*WHAT YOU HAVE TO DO*
Return the material exactly, first line through the line containing "plt.rcParams['font.family'] = ['Liberation", and nothing more. Pictures stay out.

· · · ·

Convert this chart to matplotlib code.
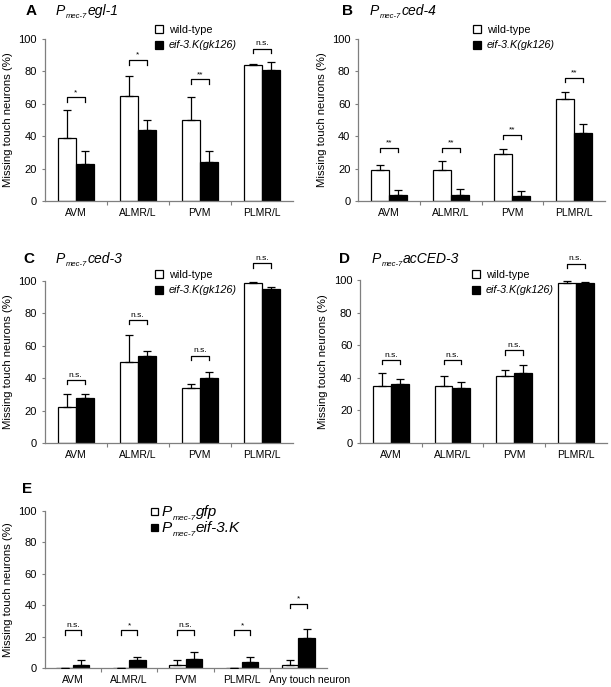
import matplotlib
matplotlib.use("Agg")
import matplotlib.pyplot as plt
from matplotlib.patches import Patch, Rectangle
import numpy as np

plt.rcParams['font.family'] = ['Liberation Sans', 'DejaVu Sans']

# ---------------- data ----------------
cats4 = ["AVM", "ALMR/L", "PVM", "PLMR/L"]
cats5 = ["AVM", "ALMR/L", "PVM", "PLMR/L", "Any touch neuron"]

a_wt = [39, 65, 50, 84]
a_wt_err = [17, 12, 14, 0.5]
a_mut = [23, 44, 24, 81]
a_mut_err = [8, 6, 7, 5]
a_sig = ["*", "*", "**", "n.s."]
a_sig_y = [64, 87, 75, 94]

b_wt = [19, 19, 29, 63]
b_wt_err = [3, 5.5, 3, 4]
b_mut = [4, 4, 3, 42]
b_mut_err = [2.5, 3.5, 3, 5.5]
b_sig = ["**", "**", "**", "**"]
b_sig_y = [33, 33, 41, 76]

c_wt = [22, 50, 34, 99]
c_wt_err = [8, 16.5, 2.5, 0.5]
c_mut = [28, 54, 40, 95]
c_mut_err = [2, 3, 4, 1]
c_sig = ["n.s.", "n.s.", "n.s.", "n.s."]
c_sig_y = [39, 76, 54, 111]

d_wt = [35, 35, 41, 98]
d_wt_err = [8, 6, 3.5, 1.5]
d_mut = [36, 34, 43, 98]
d_mut_err = [3, 3.5, 5, 1]
d_sig = ["n.s.", "n.s.", "n.s.", "n.s."]
d_sig_y = [51, 51, 57, 110]

e_gfp = [0, 0, 2, 0, 2]
e_gfp_err = [0, 0, 3, 0, 3]
e_eif = [2, 5, 6, 4, 19]
e_eif_err = [3, 2, 4, 3, 6]
e_sig = ["n.s.", "*", "n.s.", "*", "*"]
e_sig_y = [24, 24, 24, 24, 41]

FW, FH = 611, 687
fig = plt.figure(figsize=(FW / 100, FH / 100), dpi=100)
renderer = fig.canvas.get_renderer()

AX_COL = '#7f7f7f'


def make_ax(l, r, t, b):
    return fig.add_axes([l / FW, 1 - b / FH, (r - l) / FW, (b - t) / FH])


def panel(ax, cats, wt, wt_err, mut, mut_err, sig, sig_y, last_shift=None):
    n = len(cats)
    x = np.arange(n)
    w = 0.29
    ax.bar(x - w / 2, wt, w, color='white', edgecolor='black', linewidth=0.9, zorder=2)
    ax.bar(x + w / 2, mut, w, color='black', edgecolor='black', linewidth=0.9, zorder=2)
    ax.errorbar(x - w / 2, wt, yerr=[np.zeros(n), wt_err], fmt='none', ecolor='black',
                elinewidth=0.9, capsize=3, capthick=0.9, zorder=3)
    ax.errorbar(x + w / 2, mut, yerr=[np.zeros(n), mut_err], fmt='none', ecolor='black',
                elinewidth=0.9, capsize=3, capthick=0.9, zorder=3)
    for xi, s, y in zip(x, sig, sig_y):
        x0, x1 = xi - w / 2, xi + w / 2
        ax.plot([x0, x0, x1, x1], [y - 2.8, y, y, y - 2.8], color='black', lw=0.9,
                clip_on=False, zorder=3)
        ax.text(xi, y + 0.8, s, ha='center', va='bottom', fontsize=6, clip_on=False)
    ax.set_xlim(-0.5, n - 0.5)
    ax.set_ylim(0, 100)
    ax.set_yticks([0, 20, 40, 60, 80, 100])
    ax.set_xticks(x)
    labels = list(cats)
    if last_shift is not None:
        labels[-1] = ""
        ax.annotate(cats[-1], xy=(x[-1], 0), xycoords=('data', 'axes fraction'),
                    xytext=(last_shift, -5), textcoords='offset points',
                    ha='center', va='top', fontsize=7.5)
    ax.set_xticklabels(labels, fontsize=7.5)
    ax.set_xticks(np.arange(n - 1) + 0.5, minor=True)
    ax.tick_params(axis='x', which='major', length=0, pad=5)
    ax.tick_params(axis='x', which='minor', length=3, width=0.8, color=AX_COL, direction='out')
    ax.tick_params(axis='y', length=2.5, width=0.8, color=AX_COL, labelsize=8, pad=3)
    for sp in ['top', 'right']:
        ax.spines[sp].set_visible(False)
    for sp in ['left', 'bottom']:
        ax.spines[sp].set_color(AX_COL)
        ax.spines[sp].set_linewidth(0.9)
    ax.set_ylabel("Missing touch neurons (%)", fontsize=8.2)
    wpx = ax.get_position().width * FW
    ax.yaxis.set_label_coords(-31.5 / wpx, 0.5)


def legend(ax, labels, x_px, y_px, fs=7.8, spacing=0.5, hl=0.75):
    handles = [Patch(facecolor='white', edgecolor='black', linewidth=0.9),
               Patch(facecolor='black', edgecolor='black', linewidth=0.9)]
    lg = ax.legend(handles, labels, loc='upper left', frameon=False,
                   bbox_to_anchor=(x_px / FW, 1 - y_px / FH), bbox_transform=fig.transFigure,
                   handlelength=hl, handleheight=hl, handletextpad=0.5,
                   labelspacing=spacing, borderaxespad=0, borderpad=0, fontsize=fs)
    lg.get_texts()[1].set_style('italic')
    return lg


def rich(x_px, base_px, main, fs=10, sub="mec-7", rest=""):
    """Italic 'P' with a lowered small subscript, followed by italic text."""
    x = x_px
    for txt, size, dy in [(main, fs, 0), (sub, fs * 0.55, 3.5), (rest, fs, 0)]:
        if not txt:
            continue
        t = fig.text(x / FW, 1 - (base_px + dy) / FH, txt, fontsize=size, style='italic',
                     va='baseline', ha='left')
        bb = t.get_window_extent(renderer)
        x = bb.x1 + 0.3
    return x


def title(letter, lx, tx, y, rest):
    fig.text(lx / FW, 1 - y / FH, letter, fontsize=11, fontweight='bold', va='center', ha='left')
    rich(tx, y + 4, "P", fs=10, rest=rest)


axA = make_ax(44.5, 293, 39, 201)
panel(axA, cats4, a_wt, a_wt_err, a_mut, a_mut_err, a_sig, a_sig_y)
legend(axA, ["wild-type", "eif-3.K(gk126)"], 155, 25)
title("A", 26, 56, 11, "egl-1")

axB = make_ax(358, 605, 39, 201)
panel(axB, cats4, b_wt, b_wt_err, b_mut, b_mut_err, b_sig, b_sig_y)
legend(axB, ["wild-type", "eif-3.K(gk126)"], 473, 25)
title("B", 342, 370, 11, "ced-4")

axC = make_ax(44.5, 293, 281, 443)
panel(axC, cats4, c_wt, c_wt_err, c_mut, c_mut_err, c_sig, c_sig_y)
legend(axC, ["wild-type", "eif-3.K(gk126)"], 155, 270)
title("C", 23, 56, 259, "ced-3")

axD = make_ax(360, 606.5, 280, 443)
panel(axD, cats4, d_wt, d_wt_err, d_mut, d_mut_err, d_sig, d_sig_y)
legend(axD, ["wild-type", "eif-3.K(gk126)"], 472, 270)
title("D", 339, 372, 259, "acCED-3")

axE = make_ax(44.5, 326.7, 511, 668)
panel(axE, cats5, e_gfp, e_gfp_err, e_eif, e_eif_err, e_sig, e_sig_y, last_shift=8)
# legend of panel E (rich labels)
e_labels = ["gfp", "eif-3.K"]
for i, (fc, lab) in enumerate(zip(['white', 'black'], e_labels)):
    cy = 511 + 16 * i
    fig.add_artist(Rectangle(((151) / FW, 1 - (cy + 3.5) / FH), 7 / FW, 7 / FH,
                             facecolor=fc, edgecolor='black', linewidth=0.9,
                             transform=fig.transFigure))
    rich(162, cy + 5, "P", fs=11, rest=lab)
fig.text(22 / FW, 1 - 489 / FH, "E", fontsize=11, fontweight='bold', va='center', ha='left')

fig.savefig("out.png", dpi=100)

· · · ·

*TASK RESPONSE*
Convert this chart to matplotlib code.
import matplotlib
matplotlib.use("Agg")
import matplotlib.pyplot as plt
from matplotlib.patches import Patch, Rectangle
import numpy as np

plt.rcParams['font.family'] = ['Liberation Sans', 'DejaVu Sans']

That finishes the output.